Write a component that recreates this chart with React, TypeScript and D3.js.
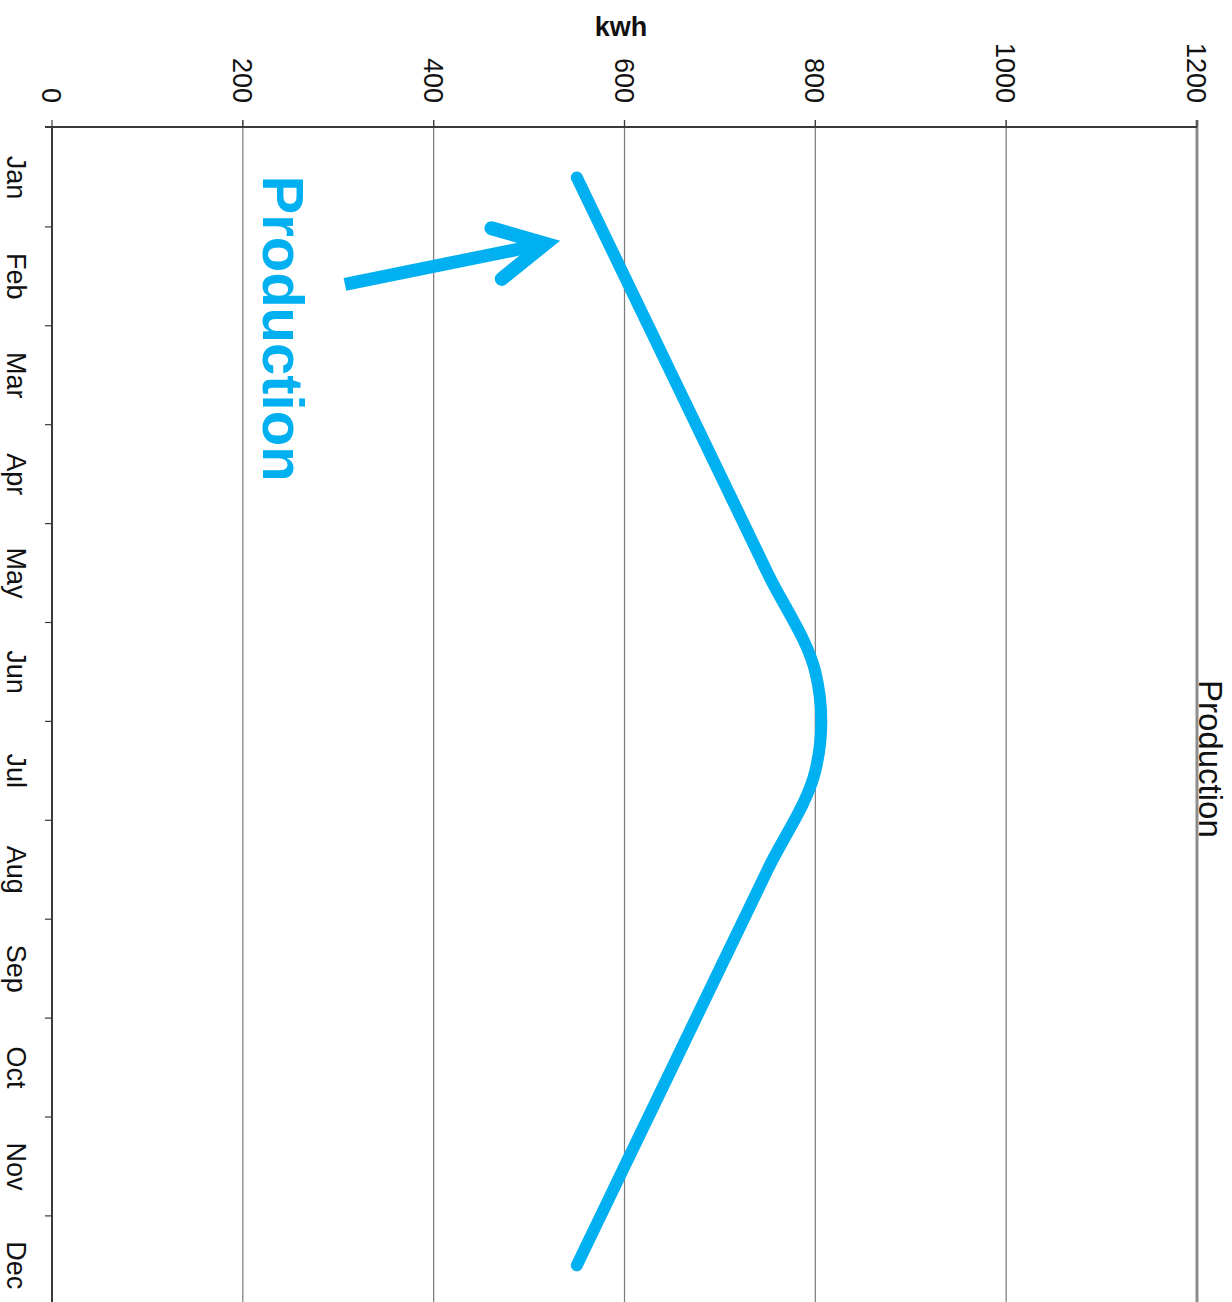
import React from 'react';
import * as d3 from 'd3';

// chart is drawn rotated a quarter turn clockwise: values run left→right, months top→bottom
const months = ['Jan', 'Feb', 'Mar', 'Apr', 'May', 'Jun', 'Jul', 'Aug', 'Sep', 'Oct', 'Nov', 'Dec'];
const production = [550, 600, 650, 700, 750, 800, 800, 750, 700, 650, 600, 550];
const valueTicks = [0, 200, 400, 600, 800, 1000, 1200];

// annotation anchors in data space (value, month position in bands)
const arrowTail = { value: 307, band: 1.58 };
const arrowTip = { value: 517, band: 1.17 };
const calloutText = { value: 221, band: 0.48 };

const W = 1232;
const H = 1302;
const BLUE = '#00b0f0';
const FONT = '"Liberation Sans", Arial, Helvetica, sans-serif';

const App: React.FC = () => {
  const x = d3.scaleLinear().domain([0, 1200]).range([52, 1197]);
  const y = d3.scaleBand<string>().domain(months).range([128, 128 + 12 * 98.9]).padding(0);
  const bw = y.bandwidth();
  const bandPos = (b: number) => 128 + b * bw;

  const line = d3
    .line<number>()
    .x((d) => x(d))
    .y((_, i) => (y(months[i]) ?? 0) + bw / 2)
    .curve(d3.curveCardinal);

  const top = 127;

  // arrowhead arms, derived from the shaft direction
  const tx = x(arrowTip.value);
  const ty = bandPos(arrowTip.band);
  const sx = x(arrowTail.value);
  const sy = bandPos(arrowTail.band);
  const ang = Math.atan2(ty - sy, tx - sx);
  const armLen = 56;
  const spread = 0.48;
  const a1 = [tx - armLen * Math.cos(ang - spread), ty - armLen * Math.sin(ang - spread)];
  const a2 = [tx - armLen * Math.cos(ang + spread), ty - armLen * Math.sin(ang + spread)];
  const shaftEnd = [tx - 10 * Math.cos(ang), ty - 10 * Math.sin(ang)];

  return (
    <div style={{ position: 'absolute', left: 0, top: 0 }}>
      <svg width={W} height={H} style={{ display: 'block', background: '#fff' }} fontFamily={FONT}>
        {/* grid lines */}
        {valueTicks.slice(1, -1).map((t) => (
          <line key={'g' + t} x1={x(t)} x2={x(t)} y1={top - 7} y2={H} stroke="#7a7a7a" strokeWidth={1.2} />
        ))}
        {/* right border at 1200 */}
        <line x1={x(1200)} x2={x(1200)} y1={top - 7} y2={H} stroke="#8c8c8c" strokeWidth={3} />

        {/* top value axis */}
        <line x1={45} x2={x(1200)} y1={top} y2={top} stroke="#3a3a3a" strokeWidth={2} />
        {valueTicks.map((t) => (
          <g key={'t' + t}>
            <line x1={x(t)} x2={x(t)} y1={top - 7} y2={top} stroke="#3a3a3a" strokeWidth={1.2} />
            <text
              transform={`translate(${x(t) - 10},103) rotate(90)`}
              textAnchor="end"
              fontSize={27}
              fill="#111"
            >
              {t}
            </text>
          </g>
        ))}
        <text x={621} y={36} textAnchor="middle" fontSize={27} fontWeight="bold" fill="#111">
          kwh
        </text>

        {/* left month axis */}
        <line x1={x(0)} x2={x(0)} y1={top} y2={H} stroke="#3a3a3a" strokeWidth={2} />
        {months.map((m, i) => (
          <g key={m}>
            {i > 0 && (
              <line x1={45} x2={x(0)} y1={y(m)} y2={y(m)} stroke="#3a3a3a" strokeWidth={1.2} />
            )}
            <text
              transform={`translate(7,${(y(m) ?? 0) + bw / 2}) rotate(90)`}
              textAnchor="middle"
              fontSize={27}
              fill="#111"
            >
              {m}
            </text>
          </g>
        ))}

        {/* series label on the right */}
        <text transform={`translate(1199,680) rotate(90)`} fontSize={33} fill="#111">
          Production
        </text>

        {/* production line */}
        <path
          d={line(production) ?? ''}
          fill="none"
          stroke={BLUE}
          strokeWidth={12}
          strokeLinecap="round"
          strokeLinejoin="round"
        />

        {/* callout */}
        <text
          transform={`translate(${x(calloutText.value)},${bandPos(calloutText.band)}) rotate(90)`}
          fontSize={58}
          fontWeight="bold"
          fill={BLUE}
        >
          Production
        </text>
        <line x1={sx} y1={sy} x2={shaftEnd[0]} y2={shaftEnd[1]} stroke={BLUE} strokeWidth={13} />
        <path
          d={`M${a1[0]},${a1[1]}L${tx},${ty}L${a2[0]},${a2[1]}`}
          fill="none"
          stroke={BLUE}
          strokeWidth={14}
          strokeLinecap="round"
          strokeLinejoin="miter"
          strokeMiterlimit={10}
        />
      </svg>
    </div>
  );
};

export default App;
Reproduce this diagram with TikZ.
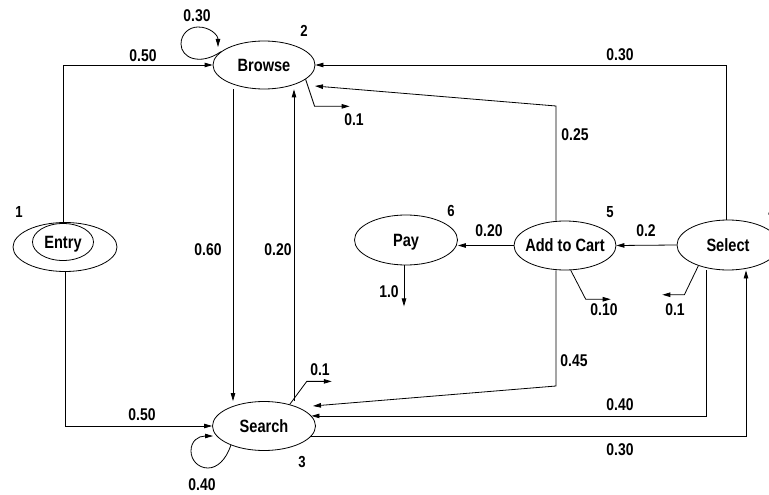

_ _ _ _ _ _ _

**Goal:**
Reproduce the records, all of them, word for word; omit the pictures.

**Answer:**
Write a component that recreates this chart with React, TypeScript and D3.js.
import React from 'react';
import * as d3 from 'd3';

// chart is drawn rotated a quarter turn clockwise: values run left→right, months top→bottom
const months = ['Jan', 'Feb', 'Mar', 'Apr', 'May', 'Jun', 'Jul', 'Aug', 'Sep', 'Oct', 'Nov', 'Dec'];
const production = [550, 600, 650, 700, 750, 800, 800, 750, 700, 650, 600, 550];
const valueTicks = [0, 200, 400, 600, 800, 1000, 1200];

// annotation anchors in data space (value, month position in bands)
const arrowTail = { value: 307, band: 1.58 };
const arrowTip = { value: 517, band: 1.17 };
const calloutText = { value: 221, band: 0.48 };

const W = 1232;
const H = 1302;
const BLUE = '#00b0f0';
const FONT = '"Liberation Sans", Arial, Helvetica, sans-serif';

const App: React.FC = () => {
  const x = d3.scaleLinear().domain([0, 1200]).range([52, 1197]);
  const y = d3.scaleBand<string>().domain(months).range([128, 128 + 12 * 98.9]).padding(0);
  const bw = y.bandwidth();
  const bandPos = (b: number) => 128 + b * bw;

  const line = d3
    .line<number>()
    .x((d) => x(d))
    .y((_, i) => (y(months[i]) ?? 0) + bw / 2)
    .curve(d3.curveCardinal);

  const top = 127;

  // arrowhead arms, derived from the shaft direction
  const tx = x(arrowTip.value);
  const ty = bandPos(arrowTip.band);
  const sx = x(arrowTail.value);
  const sy = bandPos(arrowTail.band);
  const ang = Math.atan2(ty - sy, tx - sx);
  const armLen = 56;
  const spread = 0.48;
  const a1 = [tx - armLen * Math.cos(ang - spread), ty - armLen * Math.sin(ang - spread)];
  const a2 = [tx - armLen * Math.cos(ang + spread), ty - armLen * Math.sin(ang + spread)];
  const shaftEnd = [tx - 10 * Math.cos(ang), ty - 10 * Math.sin(ang)];

  return (
    <div style={{ position: 'absolute', left: 0, top: 0 }}>
      <svg width={W} height={H} style={{ display: 'block', background: '#fff' }} fontFamily={FONT}>
        {/* grid lines */}
        {valueTicks.slice(1, -1).map((t) => (
          <line key={'g' + t} x1={x(t)} x2={x(t)} y1={top - 7} y2={H} stroke="#7a7a7a" strokeWidth={1.2} />
        ))}
        {/* right border at 1200 */}
        <line x1={x(1200)} x2={x(1200)} y1={top - 7} y2={H} stroke="#8c8c8c" strokeWidth={3} />

        {/* top value axis */}
        <line x1={45} x2={x(1200)} y1={top} y2={top} stroke="#3a3a3a" strokeWidth={2} />
        {valueTicks.map((t) => (
          <g key={'t' + t}>
            <line x1={x(t)} x2={x(t)} y1={top - 7} y2={top} stroke="#3a3a3a" strokeWidth={1.2} />
            <text
              transform={`translate(${x(t) - 10},103) rotate(90)`}
              textAnchor="end"
              fontSize={27}
              fill="#111"
            >
              {t}
            </text>
          </g>
        ))}
        <text x={621} y={36} textAnchor="middle" fontSize={27} fontWeight="bold" fill="#111">
          kwh
        </text>

        {/* left month axis */}
        <line x1={x(0)} x2={x(0)} y1={top} y2={H} stroke="#3a3a3a" strokeWidth={2} />
        {months.map((m, i) => (
          <g key={m}>
            {i > 0 && (
              <line x1={45} x2={x(0)} y1={y(m)} y2={y(m)} stroke="#3a3a3a" strokeWidth={1.2} />
            )}
            <text
              transform={`translate(7,${(y(m) ?? 0) + bw / 2}) rotate(90)`}
              textAnchor="middle"
              fontSize={27}
              fill="#111"
            >
              {m}
            </text>
          </g>
        ))}

        {/* series label on the right */}
        <text transform={`translate(1199,680) rotate(90)`} fontSize={33} fill="#111">
          Production
        </text>

        {/* production line */}
        <path
          d={line(production) ?? ''}
          fill="none"
          stroke={BLUE}
          strokeWidth={12}
          strokeLinecap="round"
          strokeLinejoin="round"
        />

        {/* callout */}
        <text
          transform={`translate(${x(calloutText.value)},${bandPos(calloutText.band)}) rotate(90)`}
          fontSize={58}
          fontWeight="bold"
          fill={BLUE}
        >
          Production
        </text>
        <line x1={sx} y1={sy} x2={shaftEnd[0]} y2={shaftEnd[1]} stroke={BLUE} strokeWidth={13} />
        <path
          d={`M${a1[0]},${a1[1]}L${tx},${ty}L${a2[0]},${a2[1]}`}
          fill="none"
          stroke={BLUE}
          strokeWidth={14}
          strokeLinecap="round"
          strokeLinejoin="miter"
          strokeMiterlimit={10}
        />
      </svg>
    </div>
  );
};

export default App;
Reproduce this diagram with TikZ.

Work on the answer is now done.